14.3.3.2. Le coup de poignet : détaché du poignet et coup de trompette.

Dans toutes les méthodes sur lesquelles nous nous appuyons, l'expression tour de roue est utilisée de façon claire. Dans le chapitre consacré à la roue/archet nous avons indiqué que le tour de roue correspondait à une division en segments de cercle correspondant aux différentes valeurs des notes et variant selon la mesure.

Le coup de poignet, au sens générique, n'est rien d'autre que le tour de roue réalisé de manière relativement discontinue par l'interprète ; ce dernier donne alors des impulsions ou des à-coups à la roue afin d'agir sur le système vibratoire en marquant ou en détachant les notes séparées par les impulsions.

On doit donc dire qu'au sens générique, le coup de poignet est ce qui permet l'articulation, une technique qui s'offre à l'interprète quand il souhaite détacher une note ou les notes d'une phrase musicale.Charles Bâton 2 nous le signale : « on y a attaché l'articulation ». L'Encyclopédie de Diderot et d'Alembert en fait aussi état : « les instruments à vent ont leurs coups de langue, les instruments à archet leurs coups d'archet, la vielle son coup de poignet » 1 . Boüin fait le même parallèle à propos du jeu louré : « Les joueurs d'instruments à vent ne donnent qu'un coup de langue, et les joueurs d'instruments à cordes qu'un coup d'archet, et les vielles qu'un coup de poignet sur la première croche de deux en deux » 2 .

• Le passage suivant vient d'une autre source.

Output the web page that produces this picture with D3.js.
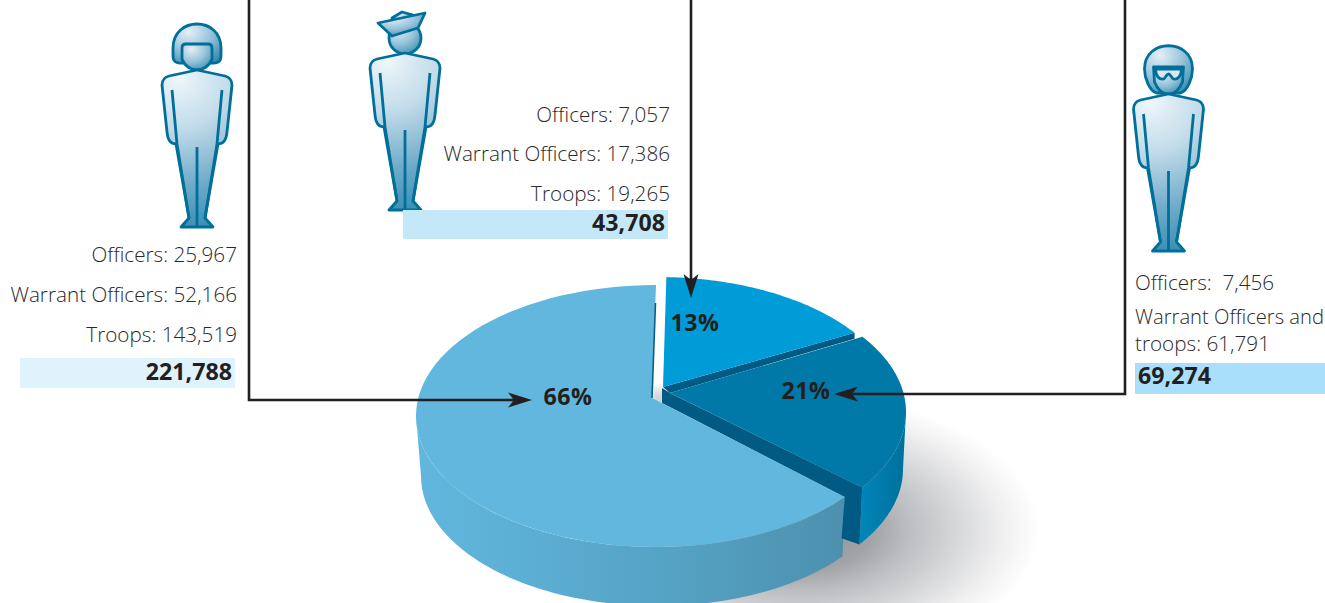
<!DOCTYPE html>
<html>
<head>
<meta charset="utf-8">
<script src="https://cdn.jsdelivr.net/npm/d3@7"></script>
<style>
html, body { margin: 0; padding: 0; background: #fff; }
svg { display: block; }
text { font-family: "Open Sans", "Noto Sans", sans-serif; }
</style>
</head>
<body>
<svg id="chart" width="1325" height="603"></svg>
<script>
// printed labels
const pctLabels = ["13%", "21%", "66%"];
// slice sizes as drawn in the artwork (not quite the printed percentages)
const drawnShares = [14.8, 19.6, 65.6];
const officers = ["7,057", "\u00a07,456", "25,967"];
const warrant = ["17,386", "", "52,166"];
const troops = ["19,265", "", "143,519"];
const combined = ["Warrant Officers and", "troops: 61,791"];
const totals = ["43,708", "69,274", "221,788"];

const sliceColors = ["#009cd8", "#0078a8", "#61b7de"];
const svg = d3.select("#chart");
const defs = svg.append("defs");
const deg = Math.PI / 180;

const bigWall = defs.append("linearGradient").attr("id", "bigWall")
    .attr("gradientUnits", "userSpaceOnUse").attr("x1", 416).attr("x2", 845).attr("y1", 0).attr("y2", 0);
[[0, "#61b7de"], [0.25, "#5cafd4"], [0.6, "#55a2c4"], [1, "#4d90ae"]].forEach(s =>
    bigWall.append("stop").attr("offset", s[0]).attr("stop-color", s[1]));

const sideWall = defs.append("linearGradient").attr("id", "sideWall")
    .attr("gradientUnits", "userSpaceOnUse").attr("x1", 860).attr("x2", 906).attr("y1", 0).attr("y2", 0);
[[0, "#0087ba"], [1, "#006f9c"]].forEach(s =>
    sideWall.append("stop").attr("offset", s[0]).attr("stop-color", s[1]));

const shadow = defs.append("radialGradient").attr("id", "shadow");
[[0, "#8f9094", 1], [0.3, "#a2a3a7", 1], [0.45, "#bcbdc0", 1], [0.65, "#d6d7d9", 1], [0.85, "#f0f0f1", 1], [1, "#fff", 1]].forEach(s =>
    shadow.append("stop").attr("offset", s[0]).attr("stop-color", s[1]).attr("stop-opacity", s[2]));

const skin = defs.append("radialGradient").attr("id", "skin")
    .attr("gradientUnits", "userSpaceOnUse").attr("cx", -18).attr("cy", 8).attr("r", 165);
[[0, "#eef6fa"], [0.3, "#c3dcea"], [0.65, "#6fabc9"], [1, "#2a87ae"]].forEach(s =>
    skin.append("stop").attr("offset", s[0]).attr("stop-color", s[1]));

const headSkin = defs.append("radialGradient").attr("id", "headSkin")
    .attr("cx", 0.32).attr("cy", 0.2).attr("r", 0.95);
[[0, "#e4f0f6"], [0.5, "#99c4da"], [1, "#2f88ae"]].forEach(s =>
    headSkin.append("stop").attr("offset", s[0]).attr("stop-color", s[1]));

defs.append("filter").attr("id", "soft").attr("x", "-20%").attr("y", "-20%").attr("width", "140%").attr("height", "140%")
    .append("feGaussianBlur").attr("stdDeviation", 6);

// Pie: each layer is an ellipse rim, the apex sits off-centre (perspective)
const pie = d3.pie().sort(null).value(d => d)
    .startAngle(2 * deg).endAngle(2 * Math.PI);
const arcs = pie(drawnShares);
// the big slice is cut a bit short of the 21% slice, which shows the dark cut face
const bigCut = 3 * deg;
arcs[2].startAngle += bigCut;

const topRim = [
    { cx: 658, cy: 408, rx: 240, ry: 131, ax: 663, ay: 387 },
    { cx: 666, cy: 412, rx: 240, ry: 131, ax: 670, ay: 393 },
    { cx: 656, cy: 416, rx: 240, ry: 131, ax: 652, ay: 398 }
];
const lowRim = [
    null,
    { cx: 664, cy: 469, rx: 239, ry: 131 },
    { cx: 657, cy: 476, rx: 236, ry: 130 }
];

const line = d3.line();
const rimPts = (e, a0, a1) => d3.range(0, 81).map(i => {
    const t = a0 + (a1 - a0) * i / 80;
    return [e.cx + e.rx * Math.sin(t), e.cy - e.ry * Math.cos(t)];
});
const rimAt = (e, a) => rimPts(e, a, a)[0];

// ground shadow
svg.append("ellipse").attr("cx", 800).attr("cy", 530)
    .attr("rx", 240).attr("ry", 135)
    .attr("fill", "url(#shadow)");
svg.append("rect").attr("x", 650).attr("y", 390).attr("width", 18).attr("height", 18)
    .attr("fill", "#c9cace").attr("filter", "url(#soft)");

// outer walls
const bigStart = arcs[2].startAngle;
svg.append("path")
    .attr("d", line([...rimPts(topRim[2], bigStart, 1.5 * Math.PI), ...rimPts(lowRim[2], 1.5 * Math.PI, bigStart)]) + "Z")
    .attr("fill", "url(#bigWall)");
svg.append("path")
    .attr("d", line([...rimPts(topRim[1], 90 * deg, arcs[1].endAngle), ...rimPts(lowRim[1], arcs[1].endAngle, 90 * deg)]) + "Z")
    .attr("fill", "url(#sideWall)");

// cut faces
const rim1 = rimAt(topRim[1], arcs[1].endAngle);
const low1 = rimAt(lowRim[1], arcs[1].endAngle);
const big0 = rimAt(topRim[2], bigStart);
const lowBig0 = rimAt(lowRim[2], bigStart);
svg.append("path")
    .attr("d", line([[662, 388], [topRim[1].ax, topRim[1].ay], rim1, low1, [lowBig0[0] - 1, lowBig0[1] - 18], big0, [662, 403]]) + "Z")
    .attr("fill", "#005a84");
const end0 = rimAt(topRim[0], arcs[0].endAngle);
const start1 = rimAt(topRim[1], arcs[1].startAngle);
svg.append("path")
    .attr("d", line([[topRim[0].ax, topRim[0].ay], end0, [end0[0], end0[1] + 7], [start1[0] - 8, start1[1] + 2], [topRim[1].ax, topRim[1].ay]]) + "Z")
    .attr("fill", "#005a84");

// top faces
svg.append("g").selectAll("path")
    .data(arcs).join("path")
    .attr("d", (d, i) => {
        const e = topRim[i];
        return line([[e.ax, e.ay], ...rimPts(e, d.startAngle, d.endAngle)]) + "Z";
    })
    .attr("fill", (d, i) => sliceColors[i]);
// thin dark edge of the big slice, on top of its face
svg.append("path")
    .attr("d", line([[652, 398], [655.5, 303]]))
    .attr("stroke", "#0a5f80").attr("stroke-width", 1.6).attr("fill", "none");

// Figures
const figColor = "#006f99";
const figure = (cx, neckY, head) => {
    const g = svg.append("g").attr("transform", `translate(${cx},${neckY})`)
        .attr("stroke", figColor).attr("stroke-width", 2.8)
        .attr("stroke-linejoin", "round").attr("stroke-linecap", "butt");
    head(g);
    g.append("path")
        .attr("d", "M0,0 L28,6 Q35,8 35,15 L30,62 Q29,74 21,74 L8,148 L16,157 L-16,157 L-8,148 L-21,74 Q-29,74 -30,62 L-35,15 Q-35,8 -28,6 Z")
        .attr("fill", "url(#skin)");
    g.append("path")
        .attr("d", "M25,20 L20,74 L8,148 M-25,20 L-20,74 L-8,148 M0,77 L0,157")
        .attr("fill", "none");
};

const helmetHead = g => {
    g.append("path")
        .attr("d", "M-15,-7 Q-24,-6 -24,-14 L-24,-22 C-24,-54 24,-54 24,-22 L24,-14 Q24,-6 15,-7 Z")
        .attr("fill", "url(#headSkin)");
    g.append("path")
        .attr("d", "M-15,-22 Q-15,-26 -11,-26 L11,-26 Q15,-26 15,-22 L15,-11 C12,-3 5,0 0,0 C-5,0 -12,-3 -15,-11 Z")
        .attr("fill", "url(#headSkin)");
};
const capHead = g => {
    g.append("circle").attr("cx", 0).attr("cy", -15).attr("r", 16).attr("fill", "url(#headSkin)");
    g.append("path").attr("d", "M-13,-35 L-3,-41 L8,-38 L6,-28 L-10,-28 Z").attr("fill", "url(#headSkin)");
    g.append("path").attr("d", "M-27,-30 L20,-40 L13,-25 L-13,-17 Z").attr("fill", "url(#headSkin)");
};
const gogglesHead = g => {
    g.append("path")
        .attr("d", "M-12,-1 C-19,-3 -24,-16 -24,-25 C-24,-56 24,-56 24,-25 C24,-16 19,-3 12,-1 Z")
        .attr("fill", "url(#headSkin)");
    g.append("path")
        .attr("d", "M-15,-27 L15,-27 L14,-12 C10,-2 5,0 0,0 C-5,0 -10,-2 -14,-12 Z")
        .attr("fill", "url(#headSkin)");
    g.append("path")
        .attr("d", "M-13,-25 L13,-25 C13,-18 9,-14 5,-15 C3,-16 2,-20 0,-20 C-2,-20 -3,-16 -5,-15 C-9,-14 -13,-18 -13,-25 Z")
        .attr("fill", "#d7e8f1");
};

figure(197, 70, helmetHead);
figure(405, 53, capHead);
figure(1168.5, 94, gogglesHead);

// Total bands
const bands = [
    { x: 403, y: 210, w: 265, h: 29, fill: "#c5e8f8" },
    { x: 1135, y: 363, w: 190, h: 31, fill: "#a9dffa" },
    { x: 20, y: 358, w: 215, h: 30, fill: "#e0f2fb" }
];
svg.append("g").selectAll("rect").data(bands).join("rect")
    .attr("x", d => d.x).attr("y", d => d.y)
    .attr("width", d => d.w).attr("height", d => d.h)
    .attr("fill", d => d.fill);

// Text blocks
const label = (x, y, str, anchor, bold, size) => svg.append("text")
    .attr("x", x).attr("y", y)
    .attr("text-anchor", anchor)
    .attr("font-size", size || (bold ? 23.2 : 20.7))
    .attr("font-weight", bold ? 700 : 300)
    .attr("fill", bold ? "#231f20" : "#2b2929")
    .text(str);

label(237, 262, `Officers: ${officers[2]}`, "end");
label(237, 302, `Warrant Officers: ${warrant[2]}`, "end");
label(237, 342, `Troops: ${troops[2]}`, "end");
label(232, 380, totals[2], "end", true);

label(670, 122, `Officers: ${officers[0]}`, "end");
label(670, 161, `Warrant Officers: ${warrant[0]}`, "end");
label(670, 201, `Troops: ${troops[0]}`, "end");
label(665, 231, totals[0], "end", true);

label(1135, 290, `Officers: ${officers[1]}`, "start");
label(1135, 324, combined[0], "start", false, 20.2);
label(1135, 351, combined[1], "start");
label(1138, 384, totals[1], "start", true);

// Connectors
const ink = "#231f20";
const connectors = [
    [[249, 0], [249, 400], [515, 400]],
    [[691, 0], [691, 282]],
    [[1125, 0], [1125, 394], [850, 394]]
];
svg.append("g").selectAll("path").data(connectors).join("path")
    .attr("d", d => line(d))
    .attr("fill", "none").attr("stroke", ink).attr("stroke-width", 2.6);

const arrow = (x, y, rot) => svg.append("path")
    .attr("transform", `translate(${x},${y}) rotate(${rot})`)
    .attr("d", "M0,0 L-24,-7.5 L-18,0 L-24,7.5 Z")
    .attr("fill", ink);
arrow(532, 400, 0);
arrow(691, 298, 90);
arrow(834, 394, 180);

// Percent labels
const pctPos = [[695, 331], [806, 399], [568, 405]];
svg.append("g").selectAll("text").data(pctLabels).join("text")
    .attr("x", (d, i) => pctPos[i][0]).attr("y", (d, i) => pctPos[i][1])
    .attr("text-anchor", "middle")
    .attr("font-size", 23.2).attr("font-weight", 700)
    .attr("letter-spacing", 0.5)
    .attr("fill", ink)
    .text(d => d);
</script>
</body>
</html>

Du reste les différents auteurs de traités tiennent à préciser qu'il ne faut jamais réaliser sur la même note plusieurs attaques du poignet : « Il ne faut pas donner deux coups de poignet pour la valeur d'une même note ; car si, par exemple, on donnait par exemple deux demi-tours au lieu d'un tour, cela ne vaudrait rien parce que cela produirait l'effet de deux noires et non d'une blanche » déclare Boüin 3 . Ce que reprend Corrette : « si on donnait par exemple deux coups sur une blanche, cela exprimerait deux noires » 4 . On peut vérifier par là que ce n'est pas du tout un effet de percussion qui est recherché, mais bien une possibilité d'articuler, en détachant certaines notes.

Le texte de Bâton, dont nous venons de faire état, montre clairement qu'on ne doit pas confondre la nécessité de pouvoir articuler les notes, ce que l'on obtient par le coup de poignet (sens générique) et ce qui n'en serait qu'une procédure particulière (le coup de poignet au sens spécifique), consistant à mettre en mouvement le chevalet mobile pour aboutir à un effet sonore extrêmement original mais fortement contesté par Bâton qui considère, pour le moins, que le détaché ainsi obtenu est « outré ».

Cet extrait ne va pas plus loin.